Indy wouldn’t let me get rid of the shoebox. Not even the old hose and mask.
The next battle was plugging in the sleep apnea machine. It definitely had an outlet for a cord, but no cord.
And I was really hoping the cord wasn’t in the trunk of Willie’s car. I didn’t visit my aunt and uncle when they were alive. I really didn’t need to visit them twice in one day now that they’re dead.
I recalled the black cords in the shoebox, but none of them fit into the apnea machine’s outlet.
Time to think like Indy again.
There’s an outlet next to Indy’s dresser. I had used it to plug in the charger for his Apple Watch. Indy never met an outlet he couldn’t plug seventeen things into. When he and Willie still lived in their house, Willie used to decorate the front windows each Christmas with her Dickens Village houses.
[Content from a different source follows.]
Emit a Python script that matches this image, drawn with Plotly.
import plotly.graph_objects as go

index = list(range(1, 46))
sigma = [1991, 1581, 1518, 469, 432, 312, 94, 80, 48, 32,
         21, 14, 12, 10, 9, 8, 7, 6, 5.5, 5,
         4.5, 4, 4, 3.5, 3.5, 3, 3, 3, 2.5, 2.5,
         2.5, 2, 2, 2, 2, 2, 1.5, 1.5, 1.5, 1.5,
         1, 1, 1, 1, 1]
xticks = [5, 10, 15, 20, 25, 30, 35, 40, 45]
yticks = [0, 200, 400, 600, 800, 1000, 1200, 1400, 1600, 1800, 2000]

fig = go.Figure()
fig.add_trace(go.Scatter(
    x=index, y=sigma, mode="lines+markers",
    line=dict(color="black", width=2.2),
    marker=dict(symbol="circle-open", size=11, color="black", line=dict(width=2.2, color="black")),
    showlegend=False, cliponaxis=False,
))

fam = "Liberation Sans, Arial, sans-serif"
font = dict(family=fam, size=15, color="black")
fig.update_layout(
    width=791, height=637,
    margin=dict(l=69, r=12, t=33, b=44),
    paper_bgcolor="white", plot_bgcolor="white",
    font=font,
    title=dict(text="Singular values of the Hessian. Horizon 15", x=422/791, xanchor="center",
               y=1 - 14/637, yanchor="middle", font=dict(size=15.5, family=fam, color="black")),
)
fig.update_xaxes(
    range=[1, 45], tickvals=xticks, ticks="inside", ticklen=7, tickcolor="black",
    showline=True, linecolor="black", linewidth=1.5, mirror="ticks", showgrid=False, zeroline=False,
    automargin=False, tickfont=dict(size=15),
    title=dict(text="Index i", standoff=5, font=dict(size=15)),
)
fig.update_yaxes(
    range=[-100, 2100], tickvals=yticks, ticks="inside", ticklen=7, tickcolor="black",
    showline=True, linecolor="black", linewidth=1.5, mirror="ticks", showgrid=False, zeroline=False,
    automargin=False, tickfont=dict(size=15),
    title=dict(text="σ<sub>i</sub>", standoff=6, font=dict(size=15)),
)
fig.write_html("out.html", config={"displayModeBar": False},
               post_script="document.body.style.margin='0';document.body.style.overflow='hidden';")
She could get about nine houses on one window.
Each house held a tiny light. So nine cords dangled from the window, plugged into one outlet. The Christmas tree was also plugged into that outlet. It was like Indy saw the outlet in A Christmas Story and decided to best The Old Man.
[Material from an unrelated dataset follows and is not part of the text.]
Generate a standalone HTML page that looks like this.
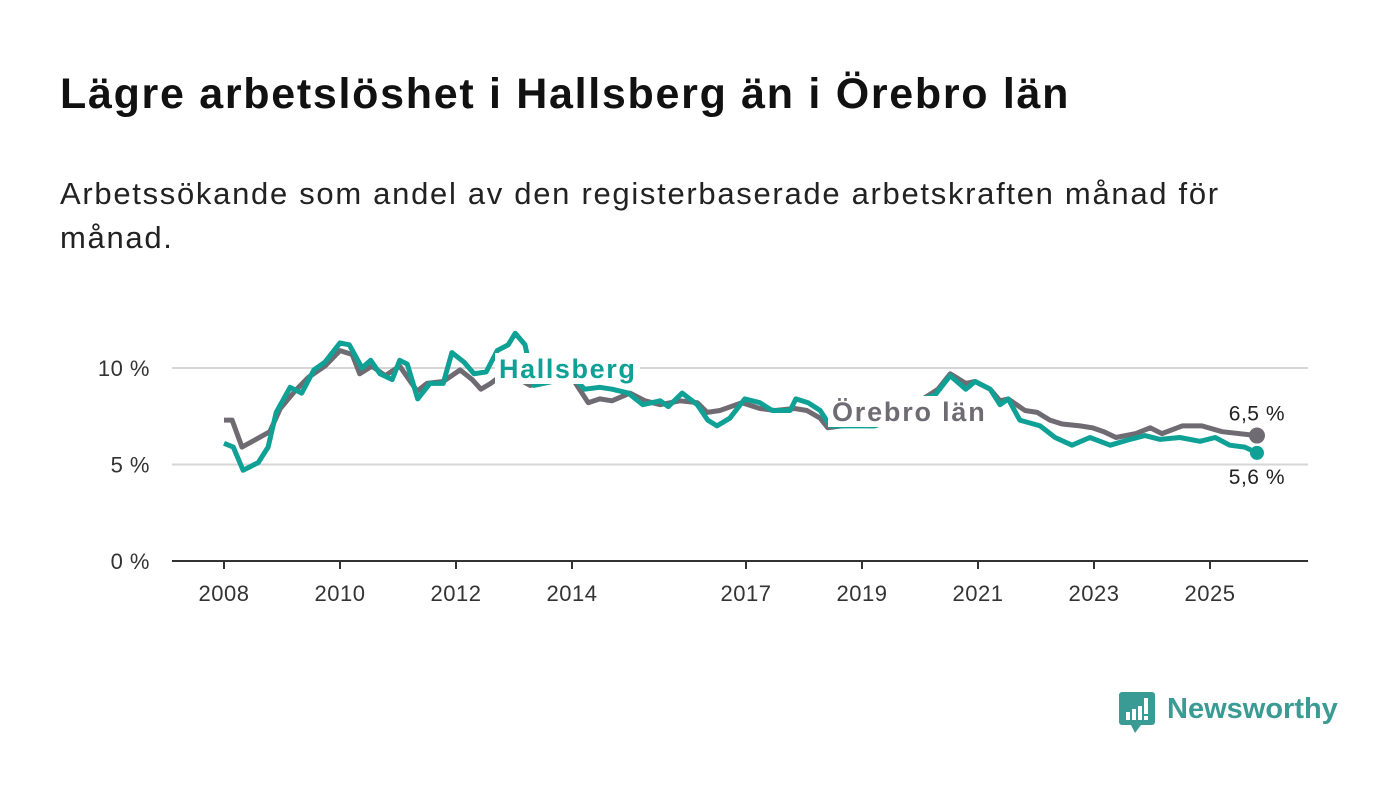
<!DOCTYPE html>
<html><head><meta charset="utf-8"><style>
body{margin:0;background:#fff;width:1400px;height:794px;overflow:hidden;font-family:"Liberation Sans",sans-serif;}
#title{position:absolute;left:60px;top:70px;font-size:43px;letter-spacing:1.7px;font-weight:bold;color:#111;margin:0;white-space:nowrap;}
#sub{position:absolute;left:60px;top:172px;font-size:31px;letter-spacing:1.7px;line-height:44px;color:#222;width:1200px;}
svg{position:absolute;left:0;top:0;}
</style></head><body>
<h1 id="title">Lägre arbetslöshet i Hallsberg än i Örebro län</h1>
<div id="sub">Arbetssökande som andel av den registerbaserade arbetskraften månad för månad.</div>
<svg id="chart" width="1400" height="794"></svg>
<script>
const hallYears=[2008.00,2008.16,2008.33,2008.59,2008.76,2008.90,2009.14,2009.34,2009.55,2009.74,2010.00,2010.16,2010.38,2010.53,2010.69,2010.90,2011.03,2011.16,2011.34,2011.55,2011.78,2011.93,2012.14,2012.31,2012.52,2012.71,2012.90,2013.02,2013.19,2013.34,2013.66,2013.84,2014.05,2014.22,2014.48,2014.69,2014.97,2015.22,2015.52,2015.66,2015.90,2016.16,2016.34,2016.50,2016.72,2016.98,2017.24,2017.45,2017.76,2017.86,2018.07,2018.28,2018.45,2018.83,2019.22,2019.52,2019.74,2019.95,2020.26,2020.52,2020.79,2020.95,2021.21,2021.38,2021.52,2021.72,2022.07,2022.33,2022.62,2022.93,2023.28,2023.62,2023.88,2024.14,2024.48,2024.83,2025.09,2025.34,2025.60,2025.81];
const hallValues=[6.1,5.9,4.7,5.1,5.9,7.7,9.0,8.7,9.9,10.3,11.3,11.2,10.0,10.4,9.7,9.4,10.4,10.2,8.4,9.2,9.2,10.8,10.3,9.7,9.8,10.9,11.2,11.8,11.2,9.1,9.3,9.6,9.4,8.9,9.0,8.9,8.7,8.1,8.3,8.0,8.7,8.1,7.3,7.0,7.4,8.4,8.2,7.8,7.8,8.4,8.2,7.8,7.0,7.0,7.0,7.3,7.8,8.3,8.6,9.6,8.9,9.3,8.9,8.1,8.4,7.3,7.0,6.4,6.0,6.4,6.0,6.3,6.5,6.3,6.4,6.2,6.4,6.0,5.9,5.6];
const oreYears=[2008.00,2008.14,2008.31,2008.55,2008.79,2008.97,2009.22,2009.45,2009.74,2010.00,2010.21,2010.34,2010.55,2010.78,2011.03,2011.33,2011.50,2011.78,2012.07,2012.28,2012.43,2012.60,2012.86,2013.28,2013.55,2013.84,2014.02,2014.28,2014.48,2014.69,2015.00,2015.26,2015.52,2015.86,2016.16,2016.33,2016.55,2016.93,2017.24,2017.50,2017.84,2018.05,2018.28,2018.41,2018.88,2019.17,2019.40,2019.66,2020.00,2020.31,2020.52,2020.79,2020.95,2021.21,2021.38,2021.52,2021.81,2022.02,2022.24,2022.45,2022.76,2022.97,2023.17,2023.38,2023.72,2023.97,2024.17,2024.52,2024.86,2025.21,2025.81];
const oreValues=[7.3,7.3,5.9,6.3,6.7,7.9,8.8,9.5,10.1,10.9,10.7,9.7,10.1,9.6,10.1,8.8,9.2,9.3,9.9,9.4,8.9,9.2,9.8,9.1,9.3,9.5,9.4,8.2,8.4,8.3,8.7,8.3,8.1,8.3,8.2,7.7,7.8,8.2,7.9,7.8,7.9,7.8,7.4,6.9,7.1,7.0,7.3,7.8,8.3,8.9,9.7,9.2,9.3,8.9,8.3,8.4,7.8,7.7,7.3,7.1,7.0,6.9,6.7,6.4,6.6,6.9,6.6,7.0,7.0,6.7,6.5];
const xTicks=[2008,2010,2012,2014,2017,2019,2021,2023,2025];
const yTicks=[0,5,10];
const yTickLabels=["0 %","5 %","10 %"];
const endLabels=["6,5 %","5,6 %"];

const NS="http://www.w3.org/2000/svg";
const svg=document.getElementById('chart');
const x=y=>224+(y-2008)*58;
const yS=v=>561-v*19.3;
function el(t,a,p){const e=document.createElementNS(NS,t);for(const k in a)e.setAttribute(k,a[k]);(p||svg).appendChild(e);return e;}
yTicks.forEach((t,i)=>{
  if(t>0){const g=el('line',{x1:172,x2:1308,y1:yS(t),y2:yS(t),stroke:'#d6d6d6','stroke-width':2});
  
  }
  const tx=el('text',{x:150,y:yS(t)+8,'text-anchor':'end','font-size':22,'letter-spacing':0.5,fill:'#333','font-family':'Liberation Sans, sans-serif'});
  tx.textContent=yTickLabels[i];
  
  
});
const ax=el('line',{x1:172,x2:1308,y1:561,y2:561,stroke:'#333','stroke-width':2});


xTicks.forEach(t=>{
  const tk=el('line',{x1:x(t),x2:x(t),y1:561,y2:569,stroke:'#333','stroke-width':2});
  
  
  const tx=el('text',{x:x(t),y:601,'text-anchor':'middle','font-size':22,'letter-spacing':0.5,fill:'#333','font-family':'Liberation Sans, sans-serif'});
  tx.textContent=t;
  
  
});
function line(xs,vs,c,name){
  const d=xs.map((t,i)=>(i?'L':'M')+x(t).toFixed(1)+','+yS(vs[i]).toFixed(1)).join('');
  const p=el('path',{d:d,fill:'none',stroke:c,'stroke-width':5,'stroke-linejoin':'round'});
  
  
}
line(oreYears,oreValues,'#6e6c72','line-orebro-lan');
line(hallYears,hallValues,'#0fa195','line-hallsberg');
function label(txt,lx,ly,w,c,ls,name){
  const r=el('rect',{x:lx-4,y:ly-25,width:w,height:31,fill:'#fff'});
  
  
  const t=el('text',{x:lx,y:ly,'font-size':27,'letter-spacing':ls,'font-weight':'bold',fill:c,'font-family':'Liberation Sans, sans-serif'});
  t.textContent=txt;
  
  
}
label('Hallsberg',499,378,145,'#0fa195',1.6,'label-hallsberg');
label('Örebro län',832,421,162,'#6e6c72',1.8,'label-orebro-lan');
const oL=oreYears.length-1,hL=hallYears.length-1;
const d1=el('circle',{cx:x(oreYears[oL]),cy:yS(oreValues[oL]),r:8,fill:'#6e6c72'});


const d2=el('circle',{cx:x(hallYears[hL]),cy:yS(hallValues[hL]),r:7,fill:'#0fa195'});


const e1=el('text',{x:1285,y:yS(oreValues[oL])-15,'text-anchor':'end','font-size':21,'letter-spacing':0.5,fill:'#222','font-family':'Liberation Sans, sans-serif'});
e1.textContent=endLabels[0];


const e2=el('text',{x:1285,y:yS(hallValues[hL])+31,'text-anchor':'end','font-size':21,'letter-spacing':0.5,fill:'#222','font-family':'Liberation Sans, sans-serif'});
e2.textContent=endLabels[1];


</script>
<div style="position:absolute;left:1119px;top:692px;display:flex;align-items:center;">
  <svg width="36" height="42" style="position:relative">
    <path d="M3 0H33a3 3 0 0 1 3 3V30a3 3 0 0 1-3 3H22L16 41L12 33H3a3 3 0 0 1-3-3V3a3 3 0 0 1 3-3Z" fill="#3a9a94"/>
    <rect x="7" y="20" width="4" height="8" fill="#fff"/><rect x="13" y="17" width="4" height="11" fill="#fff"/><rect x="19" y="14" width="4" height="14" fill="#fff"/><rect x="25" y="6" width="4" height="16" fill="#fff"/><rect x="25" y="24" width="4" height="4" fill="#fff"/>
  </svg>
  <span style="font-size:29px;font-weight:bold;color:#3a9a94;margin-left:12px;margin-top:-8px;">Newsworthy</span>
</div>
</body></html>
So when I checked the outlet next to Indy’s dresser, the Apple Watch charger was still there. But now it was plugged into a green extension cord, coiled on the floor under the radiator, which I’m sure is safe.
A second green extension cord was plugged in there as well, with a black cord plugged into that.
The sleep apnea machine cord.
“Hey kid, you’re pretty good!” Indy grinned, clapping me on the back. “How did you know it would be there?”
Well, probably because anyone who keeps a drill under their bed and dead people in their trunk is maybe doing funky things with their outlets.
I set up the machine, and told Indy if he needed help, I could come over at bedtime to set up the machine. All he had to do was call.
That was three days ago. Today, Indy called me to say the apnea machine still made a lot of noise. Last night, Willie had smothered it with a pillow. Indy thinks she killed it because now it doesn’t work.
Which brings us back to the dementia.
Because dead things go in your trunk after you kill them, not before.
I’m not helping Willie with that either.